Moscow Uprising of 1382

Moscow Uprising of 1382

 

a major antifeudal, national liberation uprising by urban dwellers and peasants.

After the battle of Kulikovo in 1380, a large Mongol-Tatar army led by Khan Tokhtamysh launched a sudden offensive aimed at restoring the Golden Horde’s recently shaken domination of Russia. Upon learning of the approach of the Mongol-Tatars, the prince of Moscow, Dmitrii Donskoi, traveled to Kostroma to recruit a new militia. As most of Moscow’s feudal lords began to abandon the city, the citizenry gathered in the veche (assembly) and successfully seized power. A defense of the Kremlin was organized and it was forbidden to leave the city. Evidently by invitation of the veche, the defense was led by the Lithuanian prince Ostei.

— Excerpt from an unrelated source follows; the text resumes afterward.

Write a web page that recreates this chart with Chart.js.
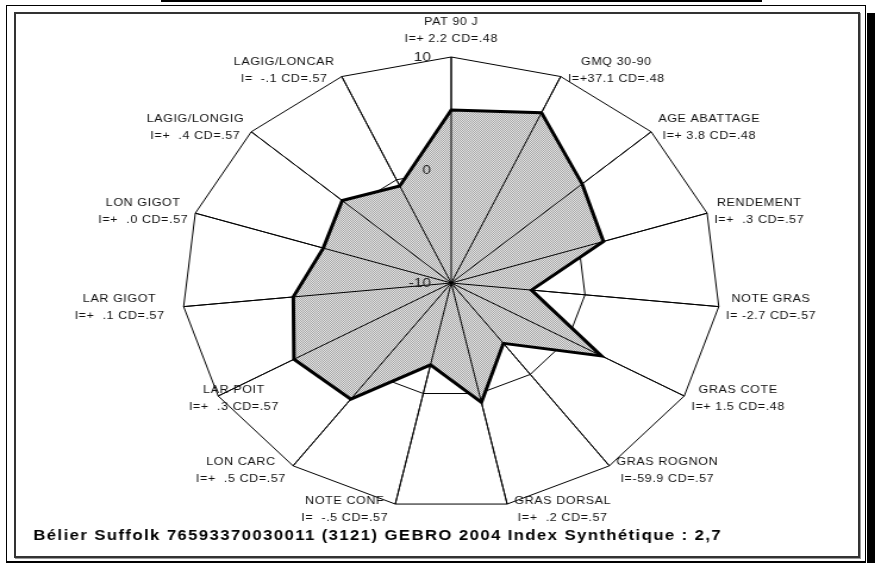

On Aug. 23, 1382, Tokhtamysh laid siege to the city. The Muscovites repulsed an assault, using firearms for the first time in Russia. But Vasilii and Semen Dmitrievich, princes of Suzdal’-Nizhegorod who had joined Tokhtamysh, treacherously persuaded some Muscovites to open the city gate. This allowed the enemy to break into the city on Aug. 26, 1382, and lay it waste. Twenty-four thousand persons perished, yet in the same year Moscow witnessed the revival of the antifeudal and national liberation struggle.